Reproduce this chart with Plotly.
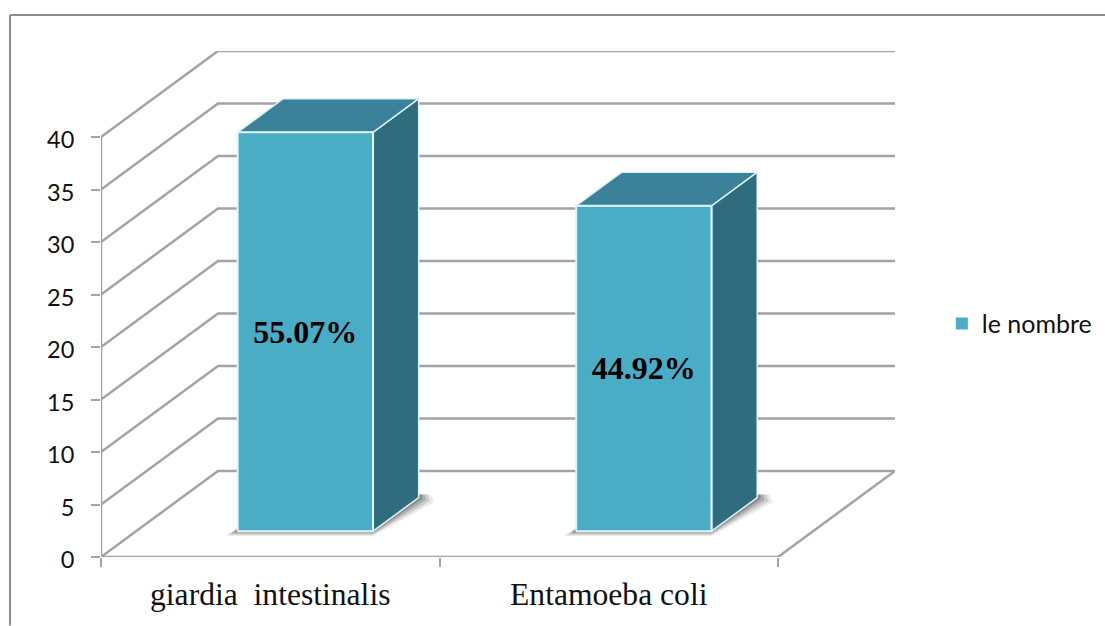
import plotly.graph_objects as go

# ---- data ----
categories = ["giardia  intestinalis", "Entamoeba coli"]
values = [38, 31]
percent_labels = ["55.07%", "44.92%"]
series_name = "le nombre"
y_ticks = [0, 5, 10, 15, 20, 25, 30, 35, 40]

# ---- pseudo-3D geometry, in axis units ----
DEPTH_X = 0.3456     # horizontal shift of the back wall (categories)
DEPTH_Y = 8.2        # vertical shift of the back wall (value units)
BAR_D0, BAR_D1 = 0.30, 0.69   # bar's front/back depth fractions
BAR_W = 0.40

W, H = 1105, 626
L, R, T, B = 101, 210, 51, 68.5
AXIS_X_MAX = len(categories) + DEPTH_X
AXIS_Y_MAX = y_ticks[-1] + DEPTH_Y

C_FRONT = "#4BACC6"
C_TOP = "#3A8199"
C_SIDE = "#2F6D7E"
C_EDGE = "#DDF3F7"
C_GRID = "#A3A3A3"
C_TEXT = "#111111"


def proj(x, y, d):
    return x + DEPTH_X * d, y + DEPTH_Y * d


def poly(points):
    xs = [p[0] for p in points] + [points[0][0]]
    ys = [p[1] for p in points] + [points[0][1]]
    return xs, ys


def path(points):
    return "M" + " L".join(f"{p[0]},{p[1]}" for p in points) + " Z"


shapes = []
line = dict(color=C_GRID, width=2.5)

# chart frame (open at right and bottom)
fx = (10 - L) / (W - L - R)
fy = 1 - (15 - T) / (H - T - B)
fy_bottom = 1 - (H - T) / (H - T - B)
fx_right = (W - L) / (W - L - R)
for (a, b, c, d) in [(fx, fy_bottom, fx, fy), (fx, fy, fx_right, fy)]:
    shapes.append(dict(type="line", xref="paper", yref="paper", x0=a, y0=b, x1=c, y1=d,
                       layer="below", line=dict(color="#8C8C8C", width=2)))

# walls and floor
for v in y_ticks:
    a, b = proj(0, v, 1)
    c, _ = proj(len(categories), v, 1)
    shapes.append(dict(type="path", xref="x", yref="y", layer="below", line=line,
                       path=f"M0,{v} L{a},{b} L{c},{b}"))
bx, by = proj(len(categories), 0, 1)
shapes.append(dict(type="path", xref="x", yref="y", layer="below", line=line,
                   path=f"M{bx},{by} L{len(categories)},0 L0,0"))
shapes.append(dict(type="line", xref="x", yref="y", layer="below", line=line,
                   x0=0, y0=0, x1=0, y1=y_ticks[-1]))

# soft base shadows
for i in range(len(categories)):
    xl, xr = i + 0.5 - BAR_W / 2, i + 0.5 + BAR_W / 2
    for grow, op in [(1.0, 0.10), (0.75, 0.16), (0.5, 0.22), (0.25, 0.30)]:
        pts = [
            proj(xl - grow * 0.036, -grow * 0.45, BAR_D0),
            proj(xr, -grow * 0.45, BAR_D0),
            proj(xr + grow * 0.045, -grow * 0.45, BAR_D1),
            proj(xr + grow * 0.036, 0.3, BAR_D1),
            proj(xr, 0.3, BAR_D1),
            proj(xl, 0.3, BAR_D0),
        ]
        shapes.append(dict(type="path", xref="x", yref="y", layer="below", path=path(pts),
                           fillcolor=f"rgba(60,60,60,{op})", line=dict(width=0)))

fig = go.Figure()

# front faces: real bars standing on the raised floor line
base_x, base_y = proj(0, 0, BAR_D0)
fig.add_trace(go.Bar(
    x=[i + 0.5 + base_x for i in range(len(categories))],
    y=values,
    base=[base_y] * len(values),
    width=BAR_W,
    name=series_name,
    marker=dict(color=C_FRONT, line=dict(width=0)),
    text=percent_labels,
    textposition="inside",
    insidetextanchor="middle",
    textangle=0,
    constraintext="none",
    textfont=dict(family="Liberation Serif", size=32, color="#000000", weight="bold"),
    showlegend=True,
))

# tops and sides of the bars, plus the light edge round each front face
for i, v in enumerate(values):
    xl, xr = i + 0.5 - BAR_W / 2, i + 0.5 + BAR_W / 2
    top_y = v
    sx, sy = poly([proj(xr, 0, BAR_D0), proj(xr, 0, BAR_D1),
                   proj(xr, top_y, BAR_D1), proj(xr, top_y, BAR_D0)])
    tx, ty = poly([proj(xl, top_y, BAR_D0), proj(xl, top_y, BAR_D1),
                   proj(xr, top_y, BAR_D1), proj(xr, top_y, BAR_D0)])
    for xs, ys, col in [(sx, sy, C_SIDE), (tx, ty, C_TOP)]:
        fig.add_trace(go.Scatter(x=xs, y=ys, mode="lines", fill="toself", fillcolor=col,
                                 line=dict(color=C_EDGE, width=1.5), hoverinfo="skip",
                                 showlegend=False, cliponaxis=False))
    fx_, fy_ = poly([proj(xl, 0, BAR_D0), proj(xr, 0, BAR_D0),
                     proj(xr, top_y, BAR_D0), proj(xl, top_y, BAR_D0)])
    fig.add_trace(go.Scatter(x=fx_, y=fy_, mode="lines", line=dict(color=C_EDGE, width=2),
                             hoverinfo="skip", showlegend=False, cliponaxis=False))

fig.update_layout(
    width=W, height=H,
    margin=dict(l=L, r=R, t=T, b=B, pad=0, autoexpand=False),
    paper_bgcolor="white", plot_bgcolor="white",
    shapes=shapes,
    showlegend=True,
    legend=dict(x=1.059, xanchor="left", y=0.461, yanchor="middle",
                font=dict(family="Lato", size=25, color=C_TEXT),
                bgcolor="rgba(0,0,0,0)"),
    xaxis=dict(range=[0, AXIS_X_MAX], showgrid=False, zeroline=False, showline=False,
               automargin=False,
               tickmode="array",
               tickvals=[i + 0.5 for i in range(len(categories))],
               ticktext=categories, ticks="", ticklabelstandoff=15,
               tickfont=dict(family="Liberation Serif", size=31.6, color="#111111"),
               minor=dict(tickmode="array", tickvals=list(range(len(categories) + 1)),
                          ticks="outside", ticklen=9, tickwidth=2, tickcolor=C_GRID)),
    yaxis=dict(range=[0, AXIS_Y_MAX], showgrid=False, zeroline=False, showline=False,
               automargin=False,
               tickmode="array", tickvals=y_ticks,
               ticks="outside", ticklen=9, tickwidth=2, tickcolor=C_GRID,
               ticklabelstandoff=12, ticklabelshift=3,
               tickfont=dict(family="Lato", size=23.5, color=C_TEXT)),
)

fig.write_html("out.html", config={"displayModeBar": False},
               post_script="document.body.style.margin='0';document.body.style.overflow='hidden';")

++++

### Your objective:
Please transcribe the material above exactly as written. Leave the pictures out.

### Solution for this exercise:
Reproduce this chart with Plotly.
import plotly.graph_objects as go

# ---- data ----
categories = ["giardia  intestinalis", "Entamoeba coli"]
values = [38, 31]
percent_labels = ["55.07%", "44.92%"]
series_name = "le nombre"
y_ticks = [0, 5, 10, 15, 20, 25, 30, 35, 40]

# ---- pseudo-3D geometry, in axis units ----
DEPTH_X = 0.3456     # horizontal shift of the back wall (categories)
DEPTH_Y = 8.2        # vertical shift of the back wall (value units)
BAR_D0, BAR_D1 = 0.30, 0.69   # bar's front/back depth fractions
BAR_W = 0.40

W, H = 1105, 626
L, R, T, B = 101, 210, 51, 68.5
AXIS_X_MAX = len(categories) + DEPTH_X
AXIS_Y_MAX = y_ticks[-1] + DEPTH_Y

C_FRONT = "#4BACC6"
C_TOP = "#3A8199"
C_SIDE = "#2F6D7E"
C_EDGE = "#DDF3F7"
C_GRID = "#A3A3A3"
C_TEXT = "#111111"


def proj(x, y, d):
    return x + DEPTH_X * d, y + DEPTH_Y * d


def poly(points):
    xs = [p[0] for p in points] + [points[0][0]]
    ys = [p[1] for p in points] + [points[0][1]]
    return xs, ys


def path(points):
    return "M" + " L".join(f"{p[0]},{p[1]}" for p in points) + " Z"


shapes = []
line = dict(color=C_GRID, width=2.5)

# chart frame (open at right and bottom)
fx = (10 - L) / (W - L - R)
fy = 1 - (15 - T) / (H - T - B)
fy_bottom = 1 - (H - T) / (H - T - B)
fx_right = (W - L) / (W - L - R)
for (a, b, c, d) in [(fx, fy_bottom, fx, fy), (fx, fy, fx_right, fy)]:
    shapes.append(dict(type="line", xref="paper", yref="paper", x0=a, y0=b, x1=c, y1=d,
                       layer="below", line=dict(color="#8C8C8C", width=2)))

# walls and floor
for v in y_ticks:
    a, b = proj(0, v, 1)
    c, _ = proj(len(categories), v, 1)
    shapes.append(dict(type="path", xref="x", yref="y", layer="below", line=line,
                       path=f"M0,{v} L{a},{b} L{c},{b}"))
bx, by = proj(len(categories), 0, 1)
shapes.append(dict(type="path", xref="x", yref="y", layer="below", line=line,
                   path=f"M{bx},{by} L{len(categories)},0 L0,0"))
shapes.append(dict(type="line", xref="x", yref="y", layer="below", line=line,
                   x0=0, y0=0, x1=0, y1=y_ticks[-1]))

# soft base shadows
for i in range(len(categories)):
    xl, xr = i + 0.5 - BAR_W / 2, i + 0.5 + BAR_W / 2
    for grow, op in [(1.0, 0.10), (0.75, 0.16), (0.5, 0.22), (0.25, 0.30)]:
        pts = [
            proj(xl - grow * 0.036, -grow * 0.45, BAR_D0),
            proj(xr, -grow * 0.45, BAR_D0),
            proj(xr + grow * 0.045, -grow * 0.45, BAR_D1),
            proj(xr + grow * 0.036, 0.3, BAR_D1),
            proj(xr, 0.3, BAR_D1),
            proj(xl, 0.3, BAR_D0),
        ]
        shapes.append(dict(type="path", xref="x", yref="y", layer="below", path=path(pts),
                           fillcolor=f"rgba(60,60,60,{op})", line=dict(width=0)))

fig = go.Figure()

# front faces: real bars standing on the raised floor line
base_x, base_y = proj(0, 0, BAR_D0)
fig.add_trace(go.Bar(
    x=[i + 0.5 + base_x for i in range(len(categories))],
    y=values,
    base=[base_y] * len(values),
    width=BAR_W,
    name=series_name,
    marker=dict(color=C_FRONT, line=dict(width=0)),
    text=percent_labels,
    textposition="inside",
    insidetextanchor="middle",
    textangle=0,
    constraintext="none",
    textfont=dict(family="Liberation Serif", size=32, color="#000000", weight="bold"),
    showlegend=True,
))

# tops and sides of the bars, plus the light edge round each front face
for i, v in enumerate(values):
    xl, xr = i + 0.5 - BAR_W / 2, i + 0.5 + BAR_W / 2
    top_y = v
    sx, sy = poly([proj(xr, 0, BAR_D0), proj(xr, 0, BAR_D1),
                   proj(xr, top_y, BAR_D1), proj(xr, top_y, BAR_D0)])
    tx, ty = poly([proj(xl, top_y, BAR_D0), proj(xl, top_y, BAR_D1),
                   proj(xr, top_y, BAR_D1), proj(xr, top_y, BAR_D0)])
    for xs, ys, col in [(sx, sy, C_SIDE), (tx, ty, C_TOP)]:
        fig.add_trace(go.Scatter(x=xs, y=ys, mode="lines", fill="toself", fillcolor=col,
                                 line=dict(color=C_EDGE, width=1.5), hoverinfo="skip",
                                 showlegend=False, cliponaxis=False))
    fx_, fy_ = poly([proj(xl, 0, BAR_D0), proj(xr, 0, BAR_D0),
                     proj(xr, top_y, BAR_D0), proj(xl, top_y, BAR_D0)])
    fig.add_trace(go.Scatter(x=fx_, y=fy_, mode="lines", line=dict(color=C_EDGE, width=2),
                             hoverinfo="skip", showlegend=False, cliponaxis=False))

fig.update_layout(
    width=W, height=H,
    margin=dict(l=L, r=R, t=T, b=B, pad=0, autoexpand=False),
    paper_bgcolor="white", plot_bgcolor="white",
    shapes=shapes,
    showlegend=True,
    legend=dict(x=1.059, xanchor="left", y=0.461, yanchor="middle",
                font=dict(family="Lato", size=25, color=C_TEXT),
                bgcolor="rgba(0,0,0,0)"),
    xaxis=dict(range=[0, AXIS_X_MAX], showgrid=False, zeroline=False, showline=False,
               automargin=False,
               tickmode="array",
               tickvals=[i + 0.5 for i in range(len(categories))],
               ticktext=categories, ticks="", ticklabelstandoff=15,
               tickfont=dict(family="Liberation Serif", size=31.6, color="#111111"),
               minor=dict(tickmode="array", tickvals=list(range(len(categories) + 1)),
                          ticks="outside", ticklen=9, tickwidth=2, tickcolor=C_GRID)),
    yaxis=dict(range=[0, AXIS_Y_MAX], showgrid=False, zeroline=False, showline=False,
               automargin=False,
               tickmode="array", tickvals=y_ticks,
               ticks="outside", ticklen=9, tickwidth=2, tickcolor=C_GRID,
               ticklabelstandoff=12, ticklabelshift=3,
               tickfont=dict(family="Lato", size=23.5, color=C_TEXT)),
)

fig.write_html("out.html", config={"displayModeBar": False},
               post_script="document.body.style.margin='0';document.body.style.overflow='hidden';")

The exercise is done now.